### Task prompt
Reproduce the listing below exactly, beginning with its first line and ending with the line that holds "0.525, 0.391, 0.391]"; pictures are not part of the copy.

### Material provided

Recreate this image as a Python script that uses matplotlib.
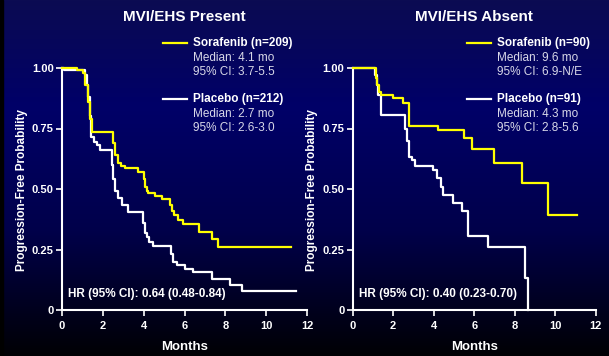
import numpy as np
import matplotlib
matplotlib.use("Agg")
import matplotlib.pyplot as plt
from matplotlib.colors import LinearSegmentedColormap

plt.rcParams['font.family'] = ['Liberation Sans', 'DejaVu Sans']

# ---- Kaplan-Meier step data (months, progression-free probability) ----
present_sora_t = [0, 0.72, 1.03, 1.15, 1.25, 1.35, 1.45, 2.51, 2.6, 2.75, 2.9, 3.1, 3.74, 4.02, 4.08,
                  4.15, 4.23, 4.56, 4.92, 5.29, 5.4, 5.5, 5.7, 5.95, 6.72, 7.34, 7.63, 11.2]
present_sora_s = [1.0, 0.99, 0.98, 0.93, 0.86, 0.79, 0.737, 0.689, 0.64, 0.606, 0.595, 0.586, 0.572, 0.54, 0.51,
                  0.493, 0.482, 0.472, 0.457, 0.434, 0.41, 0.393, 0.372, 0.355, 0.324, 0.292, 0.259, 0.259]

present_plac_t = [0, 0.12, 1.13, 1.2, 1.29, 1.35, 1.42, 1.55, 1.7, 1.86, 2.43, 2.5, 2.6, 2.75, 2.92, 3.25,
                  3.95, 4.05, 4.15, 4.25, 4.48, 5.34, 5.45, 5.62, 6.03, 6.4, 7.37, 8.24, 8.84, 11.47]
present_plac_s = [1.0, 0.99, 0.97, 0.93, 0.88, 0.80, 0.716, 0.696, 0.682, 0.661, 0.60, 0.54, 0.49, 0.463, 0.435, 0.405,
                  0.36, 0.32, 0.30, 0.28, 0.266, 0.23, 0.20, 0.185, 0.171, 0.157, 0.128, 0.102, 0.077, 0.077]

absent_sora_t = [0, 1.15, 1.22, 1.3, 1.4, 2.0, 2.5, 2.8, 4.2, 5.5, 5.88, 6.98, 8.37, 9.66, 11.1]
absent_sora_s = [1.0, 0.96, 0.93, 0.90, 0.89, 0.877, 0.854, 0.762, 0.744, 0.712, 0.664, 0.609, 0.525, 0.391, 0.391]

absent_plac_t = [0, 1.1, 1.2, 1.27, 1.4, 2.58, 2.7, 2.8, 2.91, 3.08, 3.98, 4.18, 4.35, 4.47, 4.94, 5.41,
                 5.71, 6.67, 8.51, 8.67]
absent_plac_s = [1.0, 0.97, 0.93, 0.89, 0.806, 0.75, 0.70, 0.634, 0.62, 0.595, 0.579, 0.544, 0.51, 0.475, 0.441, 0.41,
                 0.307, 0.262, 0.131, 0.0]

panel_titles = ["MVI/EHS Present", "MVI/EHS Absent"]
sora_labels = ["Sorafenib (n=209)", "Sorafenib (n=90)"]
sora_median = ["Median: 4.1 mo", "Median: 9.6 mo"]
sora_ci = ["95% CI: 3.7-5.5", "95% CI: 6.9-N/E"]
plac_labels = ["Placebo (n=212)", "Placebo (n=91)"]
plac_median = ["Median: 2.7 mo", "Median: 4.3 mo"]
plac_ci = ["95% CI: 2.6-3.0", "95% CI: 2.8-5.6"]
hr_text = ["HR (95% CI): 0.64 (0.48-0.84)", "HR (95% CI): 0.40 (0.23-0.70)"]

x_ticks = [0, 2, 4, 6, 8, 10, 12]
y_ticks = [0, 0.25, 0.5, 0.75, 1.0]
y_ticklabels = ["0", "0.25", "0.50", "0.75", "1.00"]

W, H = 609, 356
fig = plt.figure(figsize=(W / 100, H / 100), dpi=100)

# background: navy fading to black
bg = fig.add_axes([0, 0, 1, 1], zorder=-10)
cmap = LinearSegmentedColormap.from_list(
    "bg", [(0.0, "#0b0b52"), (0.3, "#000068"), (0.65, "#00004a"), (1.0, "#000004")])
grad = np.linspace(0, 1, 256).reshape(-1, 1)
bg.imshow(grad, aspect="auto", cmap=cmap, extent=[0, 1, 0, 1], origin="upper")
bg.add_patch(plt.Rectangle((0, 0), 3 / W, 1, color="black", transform=bg.transAxes))
bg.set_axis_off()

YEL = "#ffff00"
WHT = "#ffffff"
SUB = "#d8d8e8"

panels = [
    dict(x0=62, x1=307, sora=(present_sora_t, present_sora_s), plac=(present_plac_t, present_plac_s),
         leg_x=163, ylab_x=22),
    dict(x0=352.7, x1=595.7, sora=(absent_sora_t, absent_sora_s), plac=(absent_plac_t, absent_plac_s),
         leg_x=467, ylab_x=312),
]

y_top, y_bot = 68, 310
for i, p in enumerate(panels):
    ax = fig.add_axes([p["x0"] / W, 1 - y_bot / H, (p["x1"] - p["x0"]) / W, (y_bot - y_top) / H])
    ax.set_facecolor("none")
    ax.set_xlim(0, 12)
    ax.set_ylim(0, 1)
    for side in ["top", "right"]:
        ax.spines[side].set_visible(False)
    for side in ["left", "bottom"]:
        ax.spines[side].set_color(WHT)
        ax.spines[side].set_linewidth(1.5)
    ax.tick_params(colors=WHT, length=4, width=1.2, labelsize=8, pad=2)
    ax.tick_params(axis="x", pad=4)
    ax.set_xticks(x_ticks)
    ax.set_xticklabels([str(v) for v in x_ticks], fontweight="bold", color=WHT)
    ax.set_yticks(y_ticks)
    ax.set_yticklabels(y_ticklabels, fontweight="bold", color=WHT)

    ax.step(p["plac"][0], p["plac"][1], where="post", color=WHT, lw=1.6, clip_on=False, zorder=3)
    ax.step(p["sora"][0], p["sora"][1], where="post", color=YEL, lw=1.6, clip_on=False, zorder=4)

    ax.set_xlabel("Months", color=WHT, fontweight="bold", fontsize=9.5, labelpad=7)
    ax.text(0.3, 0.04, hr_text[i], color=WHT, fontweight="bold", fontsize=8.5,
            ha="left", va="bottom", transform=ax.transData)

    cx = (p["x0"] + p["x1"]) / 2
    fig.text(cx / W, 1 - 17 / H, panel_titles[i], color=WHT, fontweight="bold",
             fontsize=11, ha="center", va="center")
    fig.text(p["ylab_x"] / W, 1 - 190 / H, "Progression-Free Probability", color=WHT,
             fontweight="bold", fontsize=8.5, rotation=90, ha="center", va="center")

    # legend block
    lx = p["leg_x"]
    for yline, lab, med, ci, col in [(43, sora_labels[i], sora_median[i], sora_ci[i], YEL),
                                     (99, plac_labels[i], plac_median[i], plac_ci[i], WHT)]:
        fig.add_artist(plt.Line2D([lx / W, (lx + 24) / W], [1 - yline / H, 1 - yline / H],
                                  color=col, lw=1.6))
        fig.text((lx + 30) / W, 1 - yline / H, lab, color=WHT, fontweight="bold",
                 fontsize=8.5, ha="left", va="center")
        fig.text((lx + 30) / W, 1 - (yline + 15) / H, med, color=SUB,
                 fontsize=8.5, ha="left", va="center")
        fig.text((lx + 30) / W, 1 - (yline + 29) / H, ci, color=SUB,
                 fontsize=8.5, ha="left", va="center")

fig.savefig("out.png", dpi=100)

### Expected answer
Recreate this image as a Python script that uses matplotlib.
import numpy as np
import matplotlib
matplotlib.use("Agg")
import matplotlib.pyplot as plt
from matplotlib.colors import LinearSegmentedColormap

plt.rcParams['font.family'] = ['Liberation Sans', 'DejaVu Sans']

# ---- Kaplan-Meier step data (months, progression-free probability) ----
present_sora_t = [0, 0.72, 1.03, 1.15, 1.25, 1.35, 1.45, 2.51, 2.6, 2.75, 2.9, 3.1, 3.74, 4.02, 4.08,
                  4.15, 4.23, 4.56, 4.92, 5.29, 5.4, 5.5, 5.7, 5.95, 6.72, 7.34, 7.63, 11.2]
present_sora_s = [1.0, 0.99, 0.98, 0.93, 0.86, 0.79, 0.737, 0.689, 0.64, 0.606, 0.595, 0.586, 0.572, 0.54, 0.51,
                  0.493, 0.482, 0.472, 0.457, 0.434, 0.41, 0.393, 0.372, 0.355, 0.324, 0.292, 0.259, 0.259]

present_plac_t = [0, 0.12, 1.13, 1.2, 1.29, 1.35, 1.42, 1.55, 1.7, 1.86, 2.43, 2.5, 2.6, 2.75, 2.92, 3.25,
                  3.95, 4.05, 4.15, 4.25, 4.48, 5.34, 5.45, 5.62, 6.03, 6.4, 7.37, 8.24, 8.84, 11.47]
present_plac_s = [1.0, 0.99, 0.97, 0.93, 0.88, 0.80, 0.716, 0.696, 0.682, 0.661, 0.60, 0.54, 0.49, 0.463, 0.435, 0.405,
                  0.36, 0.32, 0.30, 0.28, 0.266, 0.23, 0.20, 0.185, 0.171, 0.157, 0.128, 0.102, 0.077, 0.077]

absent_sora_t = [0, 1.15, 1.22, 1.3, 1.4, 2.0, 2.5, 2.8, 4.2, 5.5, 5.88, 6.98, 8.37, 9.66, 11.1]
absent_sora_s = [1.0, 0.96, 0.93, 0.90, 0.89, 0.877, 0.854, 0.762, 0.744, 0.712, 0.664, 0.609, 0.525, 0.391, 0.391]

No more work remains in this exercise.